Personal information
- Born: Kansas City, Missouri, U.S.
- Died: March 19, 1951 Kansas City, Missouri, U.S.

Career
- Status: Amateur

= Miriam Burns Horn =

American amateur golfer (1904–1951)

Miriam Burns Horn (born Miriam Burns; later known as Miriam Burns Tyson; 1904 – March 19, 1951) was an American amateur golfer. She won the U.S. Women's Amateur in 1927 and the Women's Western Amateur in 1923 and 1930. She also won the 1927 Women's Trans-Mississippi Amateur and seven Kansas City Women's Match Play championships.

== Golf career ==
Horn was born in Kansas City, Missouri, in 1904. She developed her game under the guidance of Harry Robb Sr., the head professional at Milburn Country Club, and won her first championship at age 16. Between 1920 and 1929, she won the Kansas City Women's Match Play title seven times. Her other early titles included the 1923 Women's Western Amateur and the 1927 Women's Trans-Mississippi Amateur.

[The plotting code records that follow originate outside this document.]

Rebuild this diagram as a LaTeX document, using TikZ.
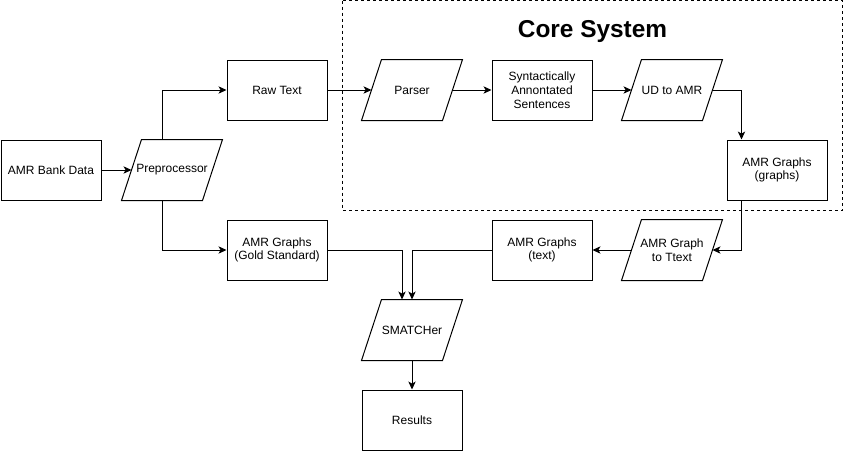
\documentclass[tikz,border=0pt]{standalone}
\usepackage{fontspec}
\setmainfont{Liberation Sans}
\usetikzlibrary{arrows.meta,calc}
\begin{document}
\begin{tikzpicture}[x=0.75pt,y=-0.75pt,
  every path/.style={line width=0.75pt},
  box/.style={draw, minimum width=75pt, minimum height=45pt, inner sep=0pt, align=center, font=\fontsize{9}{10.3}\selectfont},
  para/.style={minimum width=75pt, minimum height=45pt, inner sep=0pt, align=center, font=\fontsize{9}{10.3}\selectfont},
  arr/.style={-{Stealth[length=6pt,width=5.5pt,inset=1.6pt]}},
  frame/.style={dash pattern=on 2.25pt off 2.25pt}
]
\useasboundingbox (0,0) rectangle (843,451);
% core system frame
\draw[frame] (342.5,0.5) rectangle (842.5,210) ;
\node[font=\fontsize{18.3}{21}\selectfont\bfseries] (title) at (592.5,31.5) {Core System};
% rectangles
\node[box] (bank) at (51,170) {AMR Bank Data};
\node[box] (raw) at (277,90) {Raw Text};
\node[box] (syn) at (542,90) {Syntactically\\Annontated\\Sentences};
\node[box] (gg) at (777,170) {AMR Graphs\\(graphs)};
\node[box] (gt) at (542,250) {AMR Graphs\\(text)};
\node[box] (gold) at (277,250) {AMR Graphs\\(Gold Standard)};
\node[box] (res) at (412,420) {Results};
% parallelograms
\node[para] (pre) at (172,170) {Preprocessor};
\node[para] (parser) at (412,90) {Parser};
\node[para] (ud) at (672,90) {UD to AMR};
\node[para] (g2t) at (672,250) {AMR Graph\\to Ttext};
\node[para] (sm) at (412,330) {SMATCHer};
\foreach \n in {pre,parser,ud,g2t,sm}{
  \draw ($(\n.north west)+(20,0)$) -- (\n.north east) -- ($(\n.south east)+(-20,0)$) -- (\n.south west) -- cycle;
}
% connectors
\draw[arr] (bank.east) -- ($(pre.west)+(10,0)$);
\draw[arr] ($(pre.north)+(-10,0)$) |- (raw.west);
\draw[arr] ($(pre.south)+(-10,0)$) |- (gold.west);
\draw[arr] (raw.east) -- ($(parser.west)+(10,0)$);
\draw[arr] ($(parser.east)+(-10,0)$) -- (syn.west);
\draw[arr] (syn.east) -- ($(ud.west)+(10,0)$);
\draw[arr] ($(ud.east)+(-10,0)$) -| ($(gg.north west)+(15,0)$);
\draw[arr] ($(gg.south west)+(15,0)$) |- ($(g2t.east)+(-10,0)$);
\draw[arr] ($(g2t.west)+(10,0)$) -- (gt.east);
\draw[arr] (gt.west) -| (sm.north);
\draw[arr] (gold.east) -| ($(sm.north)+(-10,0)$);
\draw[arr] (sm.south) -- (res.north);
\end{tikzpicture}
\end{document}
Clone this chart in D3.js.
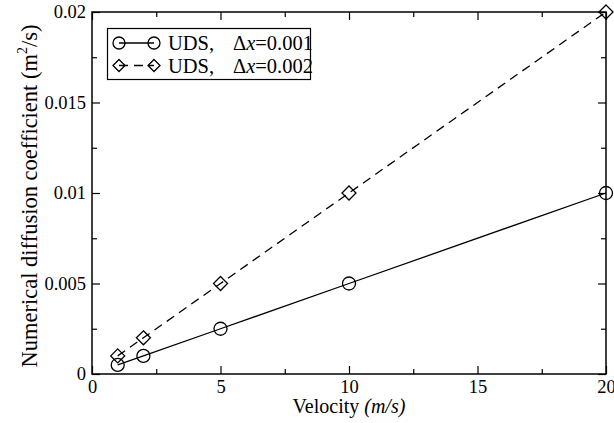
<!DOCTYPE html>
<html>
<head>
<meta charset="utf-8">
<script src="https://cdn.jsdelivr.net/npm/d3@7"></script>
<style>
  body { margin: 0; background: #fff; }
  text { font-family: "Liberation Serif", "Times New Roman", serif; fill: #000; }
</style>
</head>
<body>
<div id="chart"></div>
<script>
// data
const velocity = [1, 2, 5, 10, 20];
const coefDx001 = [0.0005, 0.001, 0.0025, 0.005, 0.01];
const coefDx002 = [0.001, 0.002, 0.005, 0.01, 0.02];
const xTicks = [0, 5, 10, 15, 20];
const yTicks = [0, 0.005, 0.01, 0.015, 0.02];
const xMinor = [2.5, 7.5, 12.5, 17.5];
const yMinor = [0.0025, 0.0075, 0.0125, 0.0175];

const width = 614, height = 423;
const margin = {top: 12, right: 8, bottom: 49, left: 92};

const svg = d3.select('#chart').append('svg')
    .attr('width', width).attr('height', height);

const x = d3.scaleLinear().domain([0, 20]).range([margin.left, width - margin.right]);
const y = d3.scaleLinear().domain([0, 0.02]).range([height - margin.bottom, margin.top]);

const yFmt = d => d === 0 ? '0' : String(+d.toFixed(4));

// axes, ticks pointing inward, mirrored on top and right
function drawAxis(gen, tx, ty){
    return svg.append('g').attr('transform', `translate(${tx},${ty})`).call(gen);
}
drawAxis(d3.axisBottom(x).tickValues(xTicks).tickSizeInner(-8).tickSizeOuter(0).tickPadding(6), 0, y(0));
drawAxis(d3.axisTop(x).tickValues(xTicks).tickSizeInner(-8).tickSizeOuter(0).tickFormat(''), 0, y(0.02));
drawAxis(d3.axisLeft(y).tickValues(yTicks).tickSizeInner(-8).tickSizeOuter(0).tickPadding(6).tickFormat(yFmt), x(0), 0);
drawAxis(d3.axisRight(y).tickValues(yTicks).tickSizeInner(-8).tickSizeOuter(0).tickFormat(''), x(20), 0);
drawAxis(d3.axisBottom(x).tickValues(xMinor).tickSizeInner(-5).tickSizeOuter(0).tickFormat(''), 0, y(0));
drawAxis(d3.axisTop(x).tickValues(xMinor).tickSizeInner(-5).tickSizeOuter(0).tickFormat(''), 0, y(0.02));
drawAxis(d3.axisLeft(y).tickValues(yMinor).tickSizeInner(-5).tickSizeOuter(0).tickFormat(''), x(0), 0);
drawAxis(d3.axisRight(y).tickValues(yMinor).tickSizeInner(-5).tickSizeOuter(0).tickFormat(''), x(20), 0);

svg.selectAll('.domain').remove();
svg.selectAll('.tick line').attr('stroke', '#000').attr('stroke-width', 1.2);
svg.selectAll('.tick text').style('font-family', '"Liberation Serif", serif').style('font-size', '18.5px').attr('fill', '#000');

// frame
svg.append('rect')
    .attr('x', x(0)).attr('y', y(0.02))
    .attr('width', x(20) - x(0)).attr('height', y(0) - y(0.02))
    .attr('fill', 'none').attr('stroke', '#000').attr('stroke-width', 1.5);

// series
const line = d3.line().x(d => x(d[0])).y(d => y(d[1]));
const s1 = velocity.map((v, i) => [v, coefDx001[i]]);
const s2 = velocity.map((v, i) => [v, coefDx002[i]]);

svg.append('path').datum(s1).attr('d', line)
    .attr('fill', 'none').attr('stroke', '#000').attr('stroke-width', 1.3);
svg.append('path').datum(s2).attr('d', line)
    .attr('fill', 'none').attr('stroke', '#000').attr('stroke-width', 1.3)
    .attr('stroke-dasharray', '9,6');

const circ = (g, cx, cy, r = 6.5) => g.append('circle').attr('cx', cx).attr('cy', cy).attr('r', r)
    .attr('fill', 'none').attr('stroke', '#000').attr('stroke-width', 1.3);
const diam = (g, cx, cy, r = 7) => g.append('path')
    .attr('d', `M${cx},${cy - r}L${cx + r},${cy}L${cx},${cy + r}L${cx - r},${cy}Z`)
    .attr('fill', 'none').attr('stroke', '#000').attr('stroke-width', 1.3);

s1.forEach(d => circ(svg, x(d[0]), y(d[1])));
s2.forEach(d => diam(svg, x(d[0]), y(d[1])));

// legend
const lg = svg.append('g');
lg.append('rect').attr('x', 107.5).attr('y', 28.5).attr('width', 203).attr('height', 51)
    .attr('fill', '#fff').attr('stroke', '#000').attr('stroke-width', 1.2);
const rows = [
  {y: 43, dash: null, mark: circ, dx: '0.001'},
  {y: 65.5, dash: '9,6', mark: diam, dx: '0.002'}
];
rows.forEach(r => {
    lg.append('line').attr('x1', 119).attr('x2', 154).attr('y1', r.y).attr('y2', r.y)
      .attr('stroke', '#000').attr('stroke-width', 1.3).attr('stroke-dasharray', r.dash);
    r.mark(lg, 119, r.y, 6);
    r.mark(lg, 154, r.y, 6);
    const t = lg.append('text').attr('y', r.y + 7).style('font-size', '20.5px');
    t.append('tspan').attr('x', 168).text('UDS,');
    t.append('tspan').attr('x', 233).text('\u0394');
    t.append('tspan').style('font-style', 'italic').text('x');
    t.append('tspan').text('=' + r.dx);
});

// axis titles
const xt2 = svg.append('text').attr('x', 349).attr('y', 413)
    .attr('text-anchor', 'middle').style('font-size', '20px');
xt2.append('tspan').text('Velocity ');
xt2.append('tspan').style('font-style', 'italic').text('(m/s)');

const yt = svg.append('text')
    .attr('transform', `translate(37,196) rotate(-90)`)
    .attr('text-anchor', 'middle').style('font-size', '22.5px');
yt.append('tspan').text('Numerical diffusion coefficient (m');
yt.append('tspan').attr('dy', -10).style('font-size', '14px').text('2');
yt.append('tspan').attr('dy', 10).text('/s)');
</script>
</body>
</html>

In September 1927, Horn defeated Maureen Orcutt 5 and 4 in the final at Cherry Valley Club in Garden City, New York, to win the U.S. Women's Amateur. Central Links Golf identifies her as the first USGA women's champion from west of the Mississippi River. The national title brought her national press attention. Sportswriter O. B. Keeler called her the "It Girl" of women's golf, while coverage also focused on her distinctive clothing and forthright personality.

In a 1928 Associated Press profile, Horn said that she did not expect to retain the national title but intended to try, and discussed the attention that newspapers had given to her smoking on the course.

Horn won the Women's Western Amateur for a second time in 1930 and then retired from competitive golf at age 26.

== Personal life and legacy ==
Horn had a son, Kenneth, from her first marriage. She later married George Tyson and became known as Miriam Burns Tyson. She died of pneumonia in Kansas City on March 19, 1951, at age 47. Her cremated remains were buried beside her father, Clinton S. Burns, at Forest Hill & Calvary Cemetery, but the grave remained unmarked and its location was later forgotten.

The Kansas City Sports Commission recognized Horn in 1984, and she was an inaugural inductee of the Kansas City Golf Hall of Fame in 2013. After her gravesite was rediscovered, a headstone was dedicated there on May 30, 2025, at a ceremony attended by family members and golfer Tom Watson.